Колкость не задела паука:

– Им открыли эти «врата» на середине их эволюции, потоп атланты устроили сами. Эксперимент дал свой результат, – мне показалось, ктенизид печально вздохнул. – Поэтому вы, идущие за ними, получили Выбор сразу.

– Я и не догадывался, что дуальность – причина выбора, – мне вспомнилась несчастная сколопендра, шевельни я ногой чуть раньше, и жизнь ее была бы спасена, наверное.

Паук «усмехнулся»:

– А еще ты не догадывался, что дуальность «дала» тебе пару рук, пару ног, пару ушей и пару глаз.

– Почему же у тебя восемь ног и множество глаз? – наконец-то мне представился шанс поставить на место членистоногого зануду.

– А вот и задумайся, каково преломление мира в моем сознании и насколько отличаются наши иллюзии при наличии столь серьезных различий во внешности.

Я живо представил Аполлона Микеланджело рядом с… отвратительной восьмилапой самкой моего собеседника и поморщился, на что ктенизид, с поразительной точностью истолковав мою мимику, снисходительно заметил:

– С такой компоновкой оболочки, как у тебя, в моих глазах, да сквозь мою Матрицу, ты выглядишь отвратительным, впрочем, не сомневаюсь, как и я в твоих. В этом заключается дуальность. Мы, обитатели плотного плана, воспринимаем его по-разному, оттого-то и хотим раздавить и сожрать друг друга, а надо бы принять и возлюбить.

– Ты прямо как Христос, – воскликнул я и тут же осекся, испугавшись собственного, такого кощунственного сравнения.

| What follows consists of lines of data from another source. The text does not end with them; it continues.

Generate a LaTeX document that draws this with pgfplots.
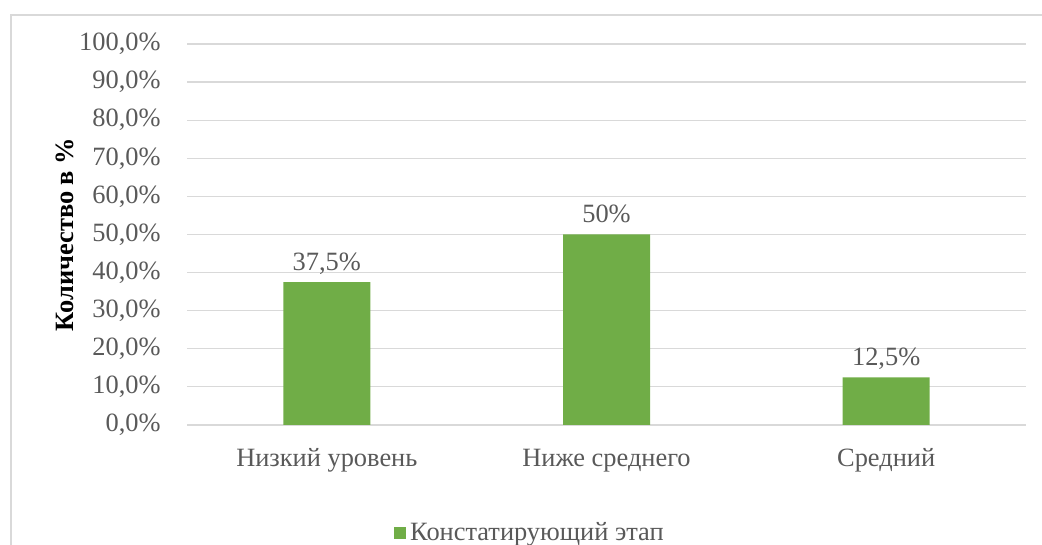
\documentclass[border=0pt]{standalone}
\usepackage{pgfplots}
\pgfplotsset{compat=1.18}
\usepackage{fontspec}
\setmainfont{Liberation Serif}
\definecolor{barg}{HTML}{70AD47}
\definecolor{txt}{HTML}{595959}
\definecolor{gridc}{HTML}{D9D9D9}
\begin{document}
\begin{tikzpicture}
\path[use as bounding box] (0,0) rectangle (521pt,272.5pt);
\draw[gridc, line width=0.6pt] (5.5pt,0) -- (5.5pt,265pt) -- (521pt,265pt);
\begin{axis}[
  at={(93.5pt,60pt)}, anchor=south west,
  scale only axis, width=419.5pt, height=190.5pt,
  xmin=-0.5, xmax=2.5, ymin=0, ymax=100,
  xtick={0,1,2},
  xticklabels={Низкий уровень, Ниже среднего, Средний},
  ytick={0,10,...,100},
  yticklabels={{0,0\%},{10,0\%},{20,0\%},{30,0\%},{40,0\%},{50,0\%},{60,0\%},{70,0\%},{80,0\%},{90,0\%},{100,0\%}},
  ymajorgrids, grid style={gridc, line width=0.6pt},
  axis line style={draw=none}, tick style={draw=none},
  font=\fontsize{13.2pt}{16pt}\selectfont,
  tick label style={text=txt},
  yticklabel style={anchor=east, inner sep=0pt, xshift=-13pt},
  xticklabel style={anchor=base, inner sep=0pt, yshift=-21pt},
  ylabel={\bfseries Количество в \%},
  ylabel style={at={(axis description cs:-0.1454,0.5)}, anchor=center, text=black},
  legend style={draw=none, at={(axis description cs:0.41,-0.2835)}, anchor=center, text=txt, font=\fontsize{13.2pt}{16pt}\selectfont, inner sep=0pt, cells={anchor=west}},
  legend image code/.code={\fill[barg] (0pt,-3pt) rectangle (6pt,3pt);},
  nodes near coords style={text=txt, anchor=base, inner sep=0pt, yshift=6pt},
]
\addplot[ybar, bar width=43.5pt, fill=barg, draw=none, nodes near coords, point meta=explicit symbolic]
  coordinates {(0,37.5) [37,5\%] (1,50) [50\%] (2,12.5) [12,5\%]};
\addlegendentry{Констатирующий этап}
\end{axis}
\end{tikzpicture}
\end{document}
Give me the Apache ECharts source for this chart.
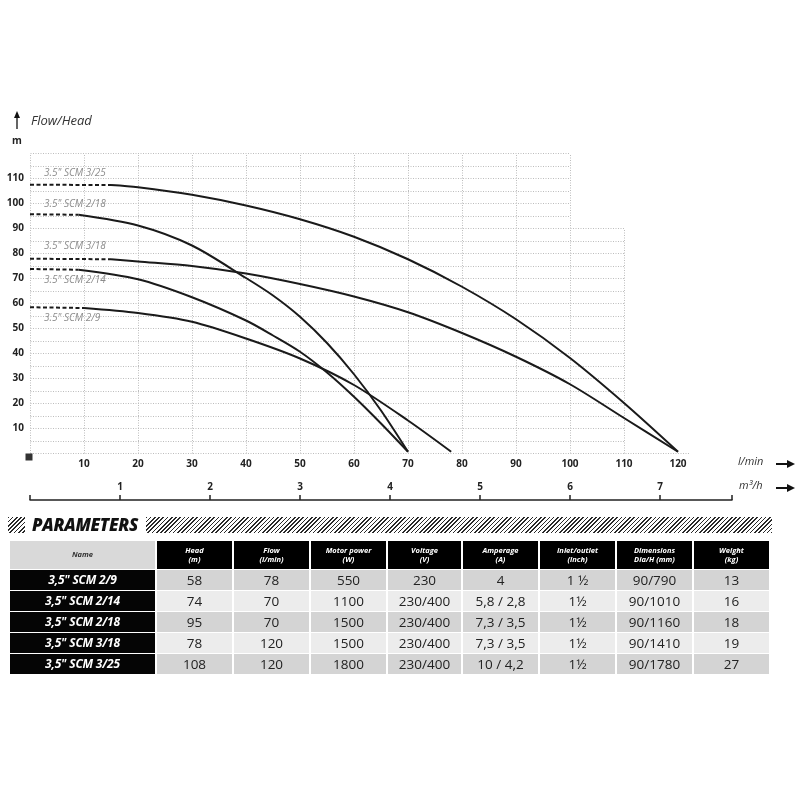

– Догма, в которую ты сейчас погружен, – авторитетно заметил паук, – есть атрибут Матрицы, пока не покинешь ее пределов, не поймешь упомянутого тобой Христа и его учения. Возможно, ему, Сыну Божьему, удобно было побеседовать с человеком, находясь в теле мерзкого членистоногого.

У меня глаза полезли на лоб, рот раскрылся от удивления, а сердце неистово заколотилось, все, что я смог выдавить из себя, оказалось глупее некуда:

– А как же сколопендра?

Паук снова причмокнул, вспомнив угощение:

– Ты пришел за ктенизидом, Христос за твоим сознанием. При схождении Его в тело паука Он отдал Земле некое количество энергии (своей Любви), а она (Земля) вернула ее, исполнив Закон Сохранения, мне едой. Сколопендра принесла себя в жертву ради твоего знания, ты остался должен ей.

Сердце забилось сильнее, слезы выступили у меня на глазах:

– Как вернуть долг?

Люк с «ацтекским рисунком» приоткрылся и на меня уставилась пара черных, пронзительных глаз:

– Просветлиться, наполниться любовью, равной по весу тельцу бедняжки.

После чего люк захлопнулся обратно.

Собираясь на охоту, стоит озадачиться многими вещами, самой важной из которых будет понимание того, что, отнимая чью-то жизнь, необходимо вернуть миру эквивалент, а какой, всякий охотник решает для себя сам, в противном случае Матрица «объявит» свою охоту – на тебя, дорогой друг.